Suitors had been calling the Yorkshire club and Wellens was sold to Leicester City for a significant £1.2 million transfer fee in 2009.
“When I arrived at Leicester there were more staff than players and I thought: ‘What’s going on here?’ he says. “But (manager) Nigel Pearson was brilliant with his preparation and the sports scientists were key to it all. They’d even test your urine and because you felt looked after, you were free to focus on football.”
Wellens was there when Jamie Vardy arrived from non-league Fleetwood Town.
“He’s down to earth, the type of lad you’d kick a ball about with your mates in the street,” said Wellens. “He got caught offside too much when he came to us, but he improved and he’s a great lad whose confidence has shot up.”
Leicester were a fast-improving team, helped by strong links with Manchester United. Wellens, Ben Marshall, Tom Cleverley, Danny Drinkwater and Richie de Laet would all play for United and Leicester. The latter pair are still there and integral to the clubs’ rise to the top of the Premier League.
“Danny’s a clever player, probably the best in the Championship when I was there,” says Wellens, who would have success there too. Leicester’s Player of the Year in 2011, he played 129 times for the team in four years until 2013, including in two Championship play-offs. Leicester
finally got promoted to the Premier League in 2014, but, at 33 and having ruptured his cruciate ligament, time was running short on his own career.
“I went back to Doncaster and I wasn’t fit enough after my injury,” he says. “If I had been then we wouldn’t have gone down.”
He left Doncaster last month and joined Shrewsbury via a four game loan spell at Oldham.
“I still enjoy getting up and going to training,” says the man who turns 36 next month and who earned an 18-month contract which means he will still be a contracted professional footballer at 37. “I can play once a week at 100 per cent, it gets more difficult when there are midweek games, but I’ve changed my game to suit my age.”
He is doing well at Shrewsbury, too.
“I can still be that holding midfielder who dictates the game, who passes and moves.
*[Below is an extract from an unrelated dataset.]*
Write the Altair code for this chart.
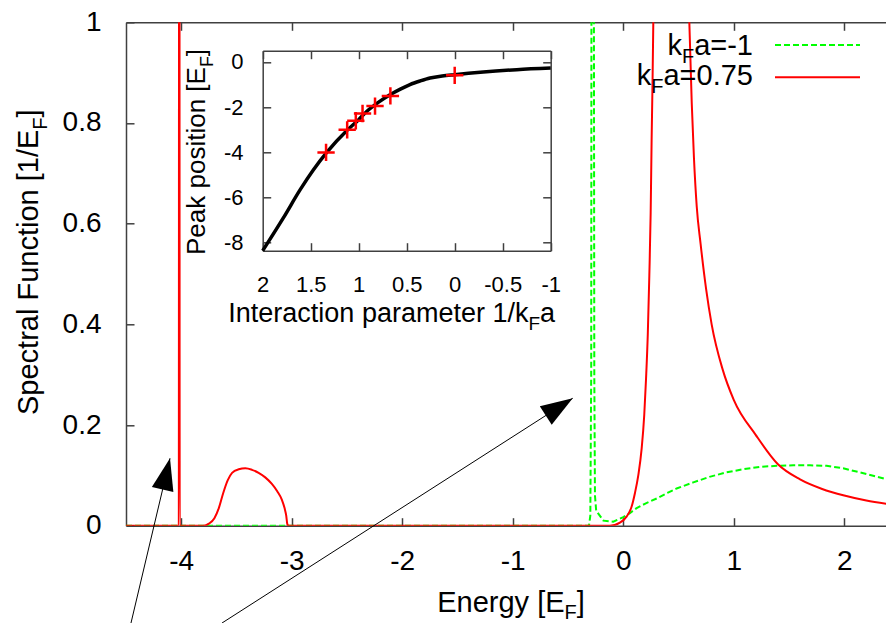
import math
import altair as alt
import pandas as pd

# ---------------- data ----------------
# main panel: spectral function, k_F a = 0.75 (red, solid)
E_red = [-4.5, -4.022, -4.018, -4.014, -3.80, -3.75, -3.70, -3.66, -3.62, -3.58,
         -3.54, -3.48, -3.42, -3.36, -3.30, -3.24, -3.18, -3.13, -3.09, -3.065,
         -3.05, -3.04, -3.03, -0.12, -0.03, 0.03, 0.076, 0.106, 0.136, 0.167,
         0.19, 0.206, 0.222, 0.236, 0.248, 0.257, 0.265, 0.272, 0.29, 0.43,
         0.57, 0.598, 0.62, 0.64, 0.665, 0.70, 0.75, 0.80, 0.90, 1.0,
         1.2, 1.4, 1.6, 1.8, 2.0, 2.2, 2.4]
A_red = [0, 0, 3.0, 0, 0.0, 0.004, 0.015, 0.035, 0.065, 0.09,
         0.105, 0.112, 0.114, 0.111, 0.105, 0.096, 0.083, 0.068, 0.052, 0.035,
         0.02, 0.003, 0, 0, 0.006, 0.018, 0.038, 0.065, 0.10, 0.154,
         0.22, 0.291, 0.38, 0.497, 0.62, 0.77, 0.88, 1.0, 1.5, 3.5,
         1.3, 1.0, 0.839, 0.73, 0.634, 0.56, 0.47, 0.40, 0.31, 0.25,
         0.18, 0.122, 0.092, 0.073, 0.060, 0.050, 0.043]
# k_F a = -1 (green, dashed)
E_green = [-4.5, -0.31, -0.298, -0.29, -0.285, -0.27, -0.262, -0.256, -0.245, -0.18,
           -0.09, 0.0, 0.06, 0.121, 0.2, 0.302, 0.4, 0.483, 0.634, 0.78,
           0.935, 1.08, 1.237, 1.39, 1.539, 1.69, 1.84, 1.99, 2.14, 2.3, 2.447]
A_green = [0, 0, 0.02, 0.3, 2.0, 2.0, 0.3, 0.06, 0.03, 0.01,
           0.008, 0.017, 0.025, 0.035, 0.044, 0.054, 0.065, 0.074, 0.086, 0.097,
           0.106, 0.112, 0.117, 0.119, 0.12, 0.12, 0.119, 0.114, 0.106, 0.097, 0.089]

# inset: peak position vs 1/k_F a
inv_kfa = [2.0, 1.785, 1.611, 1.473, 1.333, 1.115, 1.0, 0.917, 0.8, 0.674,
           0.566, 0.466, 0.36, 0.257, 0.13, 0.004, -0.298, -0.646, -1.0]
peak_pos = [-8.35, -6.9, -5.66, -4.78, -4.0, -3.0, -2.55, -2.19, -1.8, -1.45,
            -1.2, -1.0, -0.84, -0.71, -0.62, -0.56, -0.44, -0.34, -0.27]
mark_inv = [1.34, 1.12, 1.03, 0.96, 0.83, 0.67, 0.0]
mark_peak = [-4.0, -3.0, -2.6, -2.28, -1.95, -1.5, -0.59]

main_xticks = [-4, -3, -2, -1, 0, 1, 2]
main_yticks = [0, 0.2, 0.4, 0.6, 0.8, 1]
inset_xticks = [2, 1.5, 1, 0.5, 0, -0.5, -1]
inset_yticks = [0, -2, -4, -6, -8]

# annotation arrows (tail -> tip) in main-panel data units
arrow_E = [-4.4548, -3.6312]
arrow_A = [-0.1933, -0.1933]
arrow_E2 = [-4.1018, -0.4575]
arrow_A2 = [0.1339, 0.2531]

legend_tail = ["a=-1", "a=0.75"]

# ---------------- layout ----------------
FONT = "Liberation Sans"
AX = "#404040"
SX = 110.5                      # px per energy unit
W, H = 760.0, 503.4
PX0, PY0 = 126.0, 22.3          # page position of plot origin
XMIN = -4.5
XMAX = XMIN + W / SX
SY = H / 1.0
SVG_H = 615.0

AW = {' ': 278, '-': 333, '.': 278, '/': 278, '=': 584, '[': 278, ']': 278,
      'E': 667, 'F': 611, 'I': 278, 'P': 667, 'S': 667, 'a': 556, 'c': 500, 'e': 556,
      'g': 556, 'h': 556, 'i': 222, 'k': 500, 'l': 222, 'm': 833, 'n': 556, 'o': 556,
      'p': 556, 'r': 333, 's': 500, 't': 278, 'u': 556, 'y': 500}
for d in "0123456789":
    AW[d] = 556


def tw(s, size):
    return sum(AW.get(c, 556) for c in s) * size / 1000.0


def axis(orient, values, offset=0, labels=True, pad=0, size=28, baseline=None, tick=8):
    kw = dict(orient=orient, values=values, offset=offset, labels=labels,
              tickSize=alt.ExprRef(expr=f"-{tick}"), ticks=True, domain=True, grid=False,
              title=None, labelFlush=False, labelOverlap=False, labelBound=False,
              labelFont=FONT, labelFontSize=size, labelColor="black", labelPadding=pad,
              labelExpr="'' + datum.value", domainColor=AX, tickColor=AX,
              domainWidth=1.5, tickWidth=1.5)
    if baseline:
        kw["labelBaseline"] = baseline
    return alt.Axis(**kw)


mx = alt.Scale(domain=[XMIN, XMAX], nice=False, zero=False)
my = alt.Scale(domain=[0, 1], nice=False, zero=False)
ax_x = axis("bottom", main_xticks, pad=51.6, baseline="alphabetic")
ax_y = axis("left", main_yticks, pad=33)

# inset geometry (view coordinates)
IX0, IX1 = 262.7 - PX0, 550.7 - PX0
IY0, IY1 = 250.7 - PY0, 50.7 - PY0
ix = alt.Scale(domain=[-1, 2], range=[IX1, IX0], nice=False, zero=False)
iy = alt.Scale(domain=[-8.35, 0.5], range=[IY0, IY1], nice=False, zero=False)

df_red = pd.DataFrame({"E": E_red, "A": A_red})
df_green = pd.DataFrame({"E": E_green, "A": A_green})
df_arrow = pd.DataFrame({"E": arrow_E, "A": arrow_A, "E2": arrow_E2, "A2": arrow_A2})
angles = [math.degrees(math.atan2((e2 - e) * SX, (a2 - a) * SY))
          for e, a, e2, a2 in zip(arrow_E, arrow_A, arrow_E2, arrow_A2)]
df_tip = pd.DataFrame({"E": arrow_E2, "A": arrow_A2, "ang": angles})

green = alt.Chart(df_green).mark_line(clip=True, color="#00ff00", strokeWidth=2,
                                      strokeDash=[6, 3]).encode(
    x=alt.X("E:Q", scale=mx, axis=ax_x), y=alt.Y("A:Q", scale=my, axis=ax_y))
red = alt.Chart(df_red).mark_line(clip=True, color="#ff0000", strokeWidth=2,
                                  interpolate="monotone").encode(
    x=alt.X("E:Q", scale=mx, axis=ax_x), y=alt.Y("A:Q", scale=my, axis=ax_y))
arrows = alt.Chart(df_arrow).mark_rule(color="black", strokeWidth=1, clip=False).encode(
    x=alt.X("E:Q", scale=mx, axis=ax_x), y=alt.Y("A:Q", scale=my, axis=ax_y),
    x2="E2:Q", y2="A2:Q")
heads = alt.Chart(df_tip).mark_point(shape="M0,0L0.69,2L-0.69,2Z", filled=True, color="black",
                                     opacity=1, size=1024, clip=False).encode(
    x=alt.X("E:Q", scale=mx, axis=ax_x), y=alt.Y("A:Q", scale=my, axis=ax_y),
    angle=alt.Angle("ang:Q", scale=None))
main = alt.layer(green, red, arrows, heads)

mirror_top = alt.Chart(pd.DataFrame({"v": main_xticks})).mark_point(opacity=0).encode(
    x=alt.X("v:Q", scale=mx, axis=axis("top", main_xticks, labels=False)))

ax_ix = axis("bottom", inset_xticks, offset=IY0 - H, pad=49, size=22, baseline="alphabetic")
ax_iy = axis("left", inset_yticks, offset=-IX0, pad=27.7, size=22)
df_inset = pd.DataFrame({"k": inv_kfa, "p": peak_pos})
df_marks = pd.DataFrame({"k": mark_inv, "p": mark_peak})
inset_line = alt.Chart(df_inset).mark_line(color="black", strokeWidth=3.5,
                                           interpolate="monotone").encode(
    x=alt.X("k:Q", scale=ix, axis=ax_ix), y=alt.Y("p:Q", scale=iy, axis=ax_iy))
inset_marks = alt.Chart(df_marks).mark_point(shape="M-1,0L1,0M0,-1L0,1", filled=False,
                                             color="#ff0000", strokeWidth=2.5, size=300,
                                             opacity=1).encode(
    x=alt.X("k:Q", scale=ix, axis=ax_ix), y=alt.Y("p:Q", scale=iy, axis=ax_iy))
inset = alt.layer(inset_line, inset_marks)

inset_top = alt.Chart(pd.DataFrame({"v": inset_xticks})).mark_point(opacity=0).encode(
    x=alt.X("v:Q", scale=ix, axis=axis("top", inset_xticks, offset=-IY1, labels=False)))
inset_right = alt.Chart(pd.DataFrame({"v": inset_yticks})).mark_point(opacity=0).encode(
    y=alt.Y("v:Q", scale=iy, axis=axis("right", inset_yticks, offset=IX1 - W, labels=False)))

one = pd.DataFrame({"a": [0]})


def txt(s, x, y, size, angle=0, align="left"):
    return alt.Chart(one).mark_text(text=s, font=FONT, fontSize=size, angle=angle,
                                    align=align, baseline="alphabetic",
                                    color="black").encode(x=alt.value(x), y=alt.value(y))


texts = []
# main y title (rotated)
bx, by = 38 - PX0, 415 - PY0
s1 = "Spectral Function [1/E"
texts.append(txt(s1, bx, by, 29, 270))
y2 = by - tw(s1, 29)
texts.append(txt("F", bx + 9, y2, 20, 270))
texts.append(txt("]", bx, y2 - tw("F", 20), 29, 270))
# main x title
s1 = "Energy [E"
wtot = tw(s1, 29) + tw("F", 20) + tw("]", 29)
x0, yb = 511 - PX0 - wtot / 2, 612 - PY0
texts.append(txt(s1, x0, yb, 29))
texts.append(txt("F", x0 + tw(s1, 29), yb + 7, 20))
texts.append(txt("]", x0 + tw(s1, 29) + tw("F", 20), yb, 29))
# legend
for tail, yb in zip(legend_tail, [55 - PY0, 85 - PY0]):
    xr = 753 - PX0
    texts.append(txt(tail, xr, yb, 29, align="right"))
    xr -= tw(tail, 29)
    texts.append(txt("F", xr, yb + 8, 20, align="right"))
    xr -= tw("F", 20)
    texts.append(txt("k", xr, yb, 29, align="right"))
# inset x title
s1 = "Interaction parameter 1/k"
x0, yb = 228.3 - PX0, 321.7 - PY0
texts.append(txt(s1, x0, yb, 27))
texts.append(txt("F", x0 + tw(s1, 27), yb + 8, 19))
texts.append(txt("a", x0 + tw(s1, 27) + tw("F", 19), yb, 27))
# inset y title (rotated)
s1 = "Peak position [E"
bx, by = 205 - PX0, 255 - PY0
texts.append(txt(s1, bx, by, 26, 270))
y2 = by - tw(s1, 26)
texts.append(txt("F", bx + 8, y2, 18, 270))
texts.append(txt("]", bx, y2 - tw("F", 18), 26, 270))

leg_green = alt.Chart(one).mark_rule(color="#00ff00", strokeWidth=2, strokeDash=[6, 3]).encode(
    x=alt.value(775 - PX0), x2=alt.value(860 - PX0), y=alt.value(45 - PY0))
leg_red = alt.Chart(one).mark_rule(color="#ff0000", strokeWidth=2).encode(
    x=alt.value(775 - PX0), x2=alt.value(860 - PX0), y=alt.value(77.3 - PY0))

chart = alt.layer(main, mirror_top, inset, inset_top, inset_right,
                  leg_green, leg_red, *texts).resolve_scale(
    x="independent", y="independent").resolve_axis(
    x="independent", y="independent").properties(
    width=W, height=H,
    padding={"left": PX0 - 8, "top": PY0 - 8, "right": 0,
             "bottom": SVG_H - (PY0 - 8) - H},
    autosize=alt.AutoSizeParams(type="none"),
).configure_view(stroke=None)

chart.save("out.html", embed_options={"renderer": "svg", "actions": False})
We’ve started to edge away from the relegation zone. My manager Mickey Mellon is good with me. He knows I’m 35 with a family. He doesn’t make me drive in for a warm-down day.”
For every other day, Wellens shares a car for the 90-minute journey with three Liverpudulians.
“They can’t wait to play Manchester United,” said Wellens of Monday’s clash. “When the draw was made, I was with Anthony Gerrard, Steven’s cousin who has since left, while Andrew Mangan, another Scouser says he’s going to score against United. I really hope he doesn’t as we’ll never hear the end of it.”
Wellens isn’t the only Old Trafford connection at Shrewsbury. Striker Larnell Cole, 22, is a former United youngster on loan from Fulham, though he’s injured.
“Micky Mellon has a 12-year-old son at United,” says Wellens. “He called us together after the draw. He could see that all the players were talking about United and nothing else, but he told us that we still had very important league games and that they should be the focus.”
Wellens is also looking beyond Monday’s tie, a 10,000 sell out, to his own future.
“I’ll play as long as I can and I’m doing my coaching badges,” he says. Whatever happens, Wellens will have no future part to play in the FA Cup.
“Again, it would be good for the club, but I’d be gutted if there was a draw and a replay at Old Trafford in front of 60,000,” he says. “Just because of those three minutes against Stalybridge Celtic.”